This semester, students at Good Shepherd Episcopal School have been able to create high-tech presentations using three-dimensional models and green-screen video capability, on topics ranging from space travel to the Underground Railroad.
We did mention that they’re only in middle and elementary school, right?
In April, the Preston Hollow school launched its SPARQ lab, which stands for Solving Problems and Asking Real-world Questions, and has already integrated the technological tools into its curriculum at every grade level.
“Our sign-up sheet is pretty booked solid,” said Julie McLeod, the school’s director of technology. “It’s very much being used and leveraged.”
The goal is to give students a more immersive experience with new technologies, while incorporating some hands-on educational games, as well.
The idea for the lab came from Dave Copps, a GSES parent and CEO of Brainspace, a Dallas-based technology firm. He learned about SPARQ and the Makerlab concept more than a year ago and shared his vision with school officials, who were enthusiastic.
“Kids are learning differently today. It’s much more experiential. The world is changing, and our kids need to change, too, in terms of how we educate them,” Copps said. “This thing just kind of took off. The school, to their credit, just took it and ran.”
The project was funded through a grant and parent donations. Copps also contributed some software. The school, meanwhile, redesigned part of its library to house machines including printers capable of creating 3D models, a video room with a green screen, and a 3D scanner for prototypes.
While the Makerlab concept has gained popularity around the country, it’s not typically introduced to children as young as those at GSES, a school of about 600 students in kindergarten through eighth grade.
“We’re looking at innovative thinking and inter-disciplinary thinking,” McLeod said. “In here, they really get into the work.

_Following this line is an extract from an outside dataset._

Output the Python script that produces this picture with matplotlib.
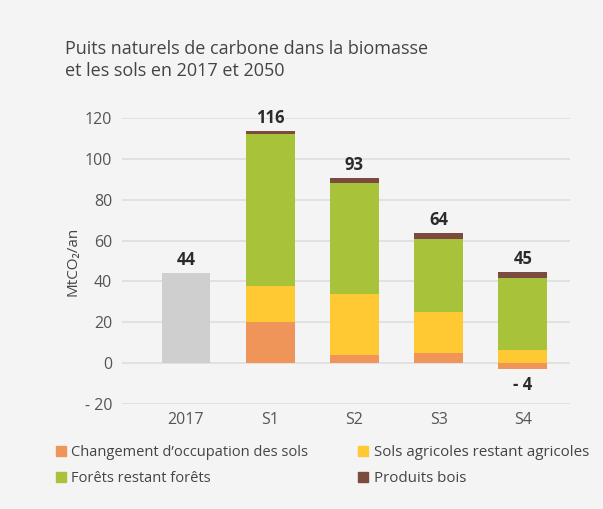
import matplotlib
matplotlib.use("Agg")
import matplotlib.pyplot as plt
from matplotlib.lines import Line2D
import numpy as np

categories = ["2017", "S1", "S2", "S3", "S4"]
base_2017 = [44, 0, 0, 0, 0]
changement = [0, 20, 4, 5, -3]
sols_agri = [0, 18, 30, 20, 6.5]
forets = [0, 74, 54, 36, 35]
produits = [0, 1.5, 2.5, 2.5, 3.3]
total_labels = ["44", "116", "93", "64", "45"]
neg_labels = ["", "", "", "", "- 4"]
yticks = [-20, 0, 20, 40, 60, 80, 100, 120]
ytick_labels = ["- 20", "0", "20", "40", "60", "80", "100", "120"]

c_grey = "#cfcfcf"
c_orange = "#f0955a"
c_yellow = "#ffc933"
c_green = "#a8c23a"
c_brown = "#7a4b3e"
bg = "#f4f4f4"

plt.rcParams["font.family"] = ["Open Sans", "DejaVu Sans"]

fig = plt.figure(figsize=(6.03, 5.09), dpi=100, facecolor=bg)
ax = fig.add_axes([0.2023, 0.2063, 0.743, 0.5619], facecolor=bg)

x = np.arange(len(categories))
w = 0.58
ax.bar(x, base_2017, w, color=c_grey, zorder=3)
pos_bottom = np.zeros(len(x))
neg_bottom = np.zeros(len(x))
for vals, col in [(changement, c_orange), (sols_agri, c_yellow), (forets, c_green), (produits, c_brown)]:
    v = np.array(vals, dtype=float)
    b = np.where(v >= 0, pos_bottom, neg_bottom)
    ax.bar(x, v, w, bottom=b, color=col, zorder=3)
    pos_bottom = pos_bottom + np.where(v >= 0, v, 0)
    neg_bottom = neg_bottom + np.where(v < 0, v, 0)
tops = np.maximum(pos_bottom, np.array(base_2017, dtype=float))

for xi, t, lab in zip(x, tops, total_labels):
    ax.annotate(lab, (xi, t), xytext=(0, 13), textcoords="offset pixels",
                ha="center", va="center", fontsize=12, fontweight="bold",
                color="#2b2b2b", annotation_clip=False)
for xi, nb, lab in zip(x, neg_bottom, neg_labels):
    if lab:
        ax.annotate(lab, (xi, nb), xytext=(0, -16), textcoords="offset pixels",
                    ha="center", va="center", fontsize=12, fontweight="bold",
                    color="#2b2b2b", annotation_clip=False)

ax.set_xlim(-0.76, 4.56)
ax.set_ylim(-20, 120)
ax.set_yticks(yticks)
ax.set_yticklabels(ytick_labels)
ax.set_xticks(x)
ax.set_xticklabels(categories)
ax.grid(axis="y", color="#dedede", linewidth=1.2, zorder=0)
for s in ax.spines.values():
    s.set_visible(False)
ax.tick_params(length=0, labelsize=11.5, colors="#555555")
ax.tick_params(axis="y", pad=7)
ax.tick_params(axis="x", pad=6)
ax.set_ylabel("MtCO₂/an", fontsize=11, color="#444444", labelpad=3)

fig.text(65 / 603, 1 - 60 / 509, "Puits naturels de carbone dans la biomasse\net les sols en 2017 et 2050",
         ha="left", va="center", fontsize=13, color="#444444", linespacing=1.3)

handles = [Line2D([], [], marker="s", linestyle="none", markersize=7.5, color=c)
           for c in [c_orange, c_yellow, c_green, c_brown]]
labels = ["Changement d’occupation des sols", "Sols agricoles restant agricoles",
          "Forêts restant forêts", "Produits bois"]
for cols, xpx, fs in [([0, 2], 56, 10.5), ([1, 3], 358, 10.9)]:
    leg = fig.legend([handles[i] for i in cols], [labels[i] for i in cols],
                     loc="upper left", bbox_to_anchor=(xpx / 603, 1 - 445 / 509), ncol=1,
                     frameon=False, fontsize=fs, handlelength=0.7, handletextpad=0.35,
                     labelspacing=0.75, borderaxespad=0, borderpad=0)
    for t in leg.get_texts():
        t.set_color("#444444")

fig.savefig("out.png", dpi=100, facecolor=bg)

The intensity is beyond compare. We’ll be able to do research in a lot of different ways.”
For example, the SPARQ lab gives lower-school science coordinator Laura Cole a different method of teaching her project on the solar system to third-graders.
“They’re teaching themselves and we are facilitators,” Cole said. “Instead of me handing them information, they’re figuring it out. I’m having fun and they’re having fun.”